(Work to complete): Repeat the material exactly from its first line to the line that includes "from bokeh.resources import INLINE". Skip pictures.

(Raw data):
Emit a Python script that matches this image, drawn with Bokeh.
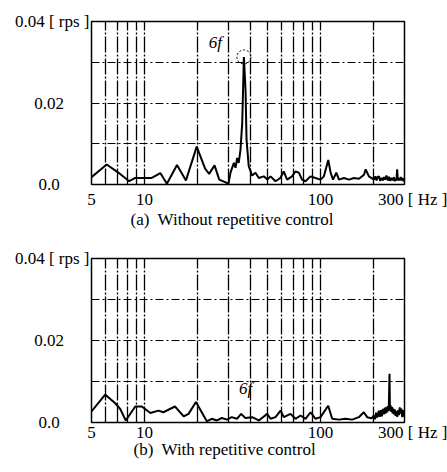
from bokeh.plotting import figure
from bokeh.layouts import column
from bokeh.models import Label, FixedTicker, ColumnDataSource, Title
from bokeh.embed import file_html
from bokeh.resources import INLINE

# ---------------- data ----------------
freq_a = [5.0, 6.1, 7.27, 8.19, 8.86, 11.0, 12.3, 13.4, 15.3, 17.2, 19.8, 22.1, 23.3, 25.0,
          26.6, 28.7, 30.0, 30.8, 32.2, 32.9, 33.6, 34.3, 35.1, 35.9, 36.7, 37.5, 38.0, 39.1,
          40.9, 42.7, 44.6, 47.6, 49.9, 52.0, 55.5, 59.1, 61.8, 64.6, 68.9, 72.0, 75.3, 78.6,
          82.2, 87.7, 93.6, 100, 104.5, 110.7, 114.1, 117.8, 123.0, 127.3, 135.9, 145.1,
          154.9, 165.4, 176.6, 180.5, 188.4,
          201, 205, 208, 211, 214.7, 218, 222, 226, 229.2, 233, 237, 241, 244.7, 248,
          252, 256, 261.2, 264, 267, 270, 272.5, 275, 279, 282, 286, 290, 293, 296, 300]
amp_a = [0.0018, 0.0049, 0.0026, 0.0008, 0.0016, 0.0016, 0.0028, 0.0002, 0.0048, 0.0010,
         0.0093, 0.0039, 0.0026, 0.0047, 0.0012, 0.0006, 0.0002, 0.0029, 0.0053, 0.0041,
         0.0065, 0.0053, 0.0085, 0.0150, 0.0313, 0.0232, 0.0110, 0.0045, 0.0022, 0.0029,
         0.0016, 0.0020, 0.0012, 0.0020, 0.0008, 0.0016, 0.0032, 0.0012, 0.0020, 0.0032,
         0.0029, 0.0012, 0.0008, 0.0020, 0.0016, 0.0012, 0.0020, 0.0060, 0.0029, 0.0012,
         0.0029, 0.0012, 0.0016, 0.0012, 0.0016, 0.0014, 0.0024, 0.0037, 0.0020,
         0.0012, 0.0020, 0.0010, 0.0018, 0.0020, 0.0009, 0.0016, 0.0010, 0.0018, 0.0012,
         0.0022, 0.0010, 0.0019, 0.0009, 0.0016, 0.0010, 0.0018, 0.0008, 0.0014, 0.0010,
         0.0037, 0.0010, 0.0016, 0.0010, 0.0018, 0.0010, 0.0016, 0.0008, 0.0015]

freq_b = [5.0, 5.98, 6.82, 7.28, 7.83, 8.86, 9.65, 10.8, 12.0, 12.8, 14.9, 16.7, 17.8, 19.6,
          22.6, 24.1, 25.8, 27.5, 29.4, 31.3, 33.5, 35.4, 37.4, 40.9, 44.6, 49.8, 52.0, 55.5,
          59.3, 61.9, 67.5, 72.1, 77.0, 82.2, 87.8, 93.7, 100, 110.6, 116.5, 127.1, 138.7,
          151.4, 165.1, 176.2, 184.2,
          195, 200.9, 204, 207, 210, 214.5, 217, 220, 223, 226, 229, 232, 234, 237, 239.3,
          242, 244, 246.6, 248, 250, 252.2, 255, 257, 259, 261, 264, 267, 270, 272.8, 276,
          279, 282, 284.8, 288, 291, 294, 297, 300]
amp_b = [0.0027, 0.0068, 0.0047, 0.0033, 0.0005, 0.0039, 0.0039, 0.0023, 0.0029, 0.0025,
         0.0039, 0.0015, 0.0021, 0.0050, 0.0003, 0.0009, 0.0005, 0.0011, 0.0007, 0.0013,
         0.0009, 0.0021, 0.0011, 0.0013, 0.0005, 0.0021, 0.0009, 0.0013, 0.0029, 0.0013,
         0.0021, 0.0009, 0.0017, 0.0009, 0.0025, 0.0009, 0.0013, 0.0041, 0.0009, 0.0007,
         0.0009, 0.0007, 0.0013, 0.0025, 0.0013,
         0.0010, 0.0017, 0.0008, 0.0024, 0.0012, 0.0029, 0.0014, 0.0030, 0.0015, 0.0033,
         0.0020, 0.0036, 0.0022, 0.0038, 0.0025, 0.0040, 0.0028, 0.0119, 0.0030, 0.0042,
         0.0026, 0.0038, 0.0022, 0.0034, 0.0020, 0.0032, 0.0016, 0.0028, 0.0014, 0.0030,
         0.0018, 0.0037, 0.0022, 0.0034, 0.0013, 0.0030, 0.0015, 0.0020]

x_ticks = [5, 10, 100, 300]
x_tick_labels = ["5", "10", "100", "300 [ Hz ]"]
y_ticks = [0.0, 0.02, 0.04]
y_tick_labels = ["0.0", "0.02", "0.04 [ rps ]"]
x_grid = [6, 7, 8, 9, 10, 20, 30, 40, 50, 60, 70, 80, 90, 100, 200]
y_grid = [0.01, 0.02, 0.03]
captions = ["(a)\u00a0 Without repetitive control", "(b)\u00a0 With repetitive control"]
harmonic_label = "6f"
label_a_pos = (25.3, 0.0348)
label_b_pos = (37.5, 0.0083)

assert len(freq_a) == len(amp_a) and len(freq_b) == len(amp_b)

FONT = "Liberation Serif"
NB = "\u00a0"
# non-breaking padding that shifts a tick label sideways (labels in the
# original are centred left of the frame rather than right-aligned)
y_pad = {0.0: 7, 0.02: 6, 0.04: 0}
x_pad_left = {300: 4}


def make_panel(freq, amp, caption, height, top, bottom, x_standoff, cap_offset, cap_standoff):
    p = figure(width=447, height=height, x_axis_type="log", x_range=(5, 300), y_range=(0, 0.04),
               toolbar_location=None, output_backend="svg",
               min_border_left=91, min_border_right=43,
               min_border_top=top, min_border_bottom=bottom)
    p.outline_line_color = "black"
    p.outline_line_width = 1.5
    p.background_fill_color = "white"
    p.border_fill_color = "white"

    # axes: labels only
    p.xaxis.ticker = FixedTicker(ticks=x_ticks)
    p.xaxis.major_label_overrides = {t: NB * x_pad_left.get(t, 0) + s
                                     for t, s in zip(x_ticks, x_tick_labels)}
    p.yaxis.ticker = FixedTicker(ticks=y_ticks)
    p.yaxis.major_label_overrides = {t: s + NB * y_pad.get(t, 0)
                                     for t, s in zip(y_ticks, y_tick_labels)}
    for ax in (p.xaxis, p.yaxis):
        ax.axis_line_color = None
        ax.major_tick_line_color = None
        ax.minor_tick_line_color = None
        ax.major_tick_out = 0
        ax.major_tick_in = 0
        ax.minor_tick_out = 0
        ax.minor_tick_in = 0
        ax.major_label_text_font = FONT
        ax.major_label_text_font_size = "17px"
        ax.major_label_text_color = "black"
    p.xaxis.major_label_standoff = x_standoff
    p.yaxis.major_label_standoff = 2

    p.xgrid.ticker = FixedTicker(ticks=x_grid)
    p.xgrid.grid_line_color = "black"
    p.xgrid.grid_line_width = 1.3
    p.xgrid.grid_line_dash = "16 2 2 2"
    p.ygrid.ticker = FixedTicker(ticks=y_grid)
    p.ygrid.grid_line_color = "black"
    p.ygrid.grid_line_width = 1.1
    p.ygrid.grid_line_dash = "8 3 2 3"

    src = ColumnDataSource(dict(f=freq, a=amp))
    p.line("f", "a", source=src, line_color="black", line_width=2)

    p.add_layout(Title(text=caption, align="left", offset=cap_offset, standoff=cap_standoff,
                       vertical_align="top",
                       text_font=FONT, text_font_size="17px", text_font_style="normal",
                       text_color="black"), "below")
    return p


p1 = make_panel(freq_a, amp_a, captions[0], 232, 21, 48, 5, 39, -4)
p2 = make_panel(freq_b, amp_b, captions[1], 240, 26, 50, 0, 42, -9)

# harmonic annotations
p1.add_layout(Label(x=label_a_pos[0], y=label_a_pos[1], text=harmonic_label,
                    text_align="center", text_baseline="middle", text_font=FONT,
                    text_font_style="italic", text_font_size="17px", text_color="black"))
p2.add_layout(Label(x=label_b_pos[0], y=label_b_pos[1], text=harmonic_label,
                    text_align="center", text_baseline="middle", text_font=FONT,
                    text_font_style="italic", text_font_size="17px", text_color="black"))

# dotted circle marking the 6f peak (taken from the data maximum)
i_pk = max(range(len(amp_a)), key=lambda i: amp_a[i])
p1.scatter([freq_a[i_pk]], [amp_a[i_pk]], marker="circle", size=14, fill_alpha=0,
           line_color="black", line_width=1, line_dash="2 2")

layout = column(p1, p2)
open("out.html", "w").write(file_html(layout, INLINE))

(Answer to this exercise):
Emit a Python script that matches this image, drawn with Bokeh.
from bokeh.plotting import figure
from bokeh.layouts import column
from bokeh.models import Label, FixedTicker, ColumnDataSource, Title
from bokeh.embed import file_html
from bokeh.resources import INLINE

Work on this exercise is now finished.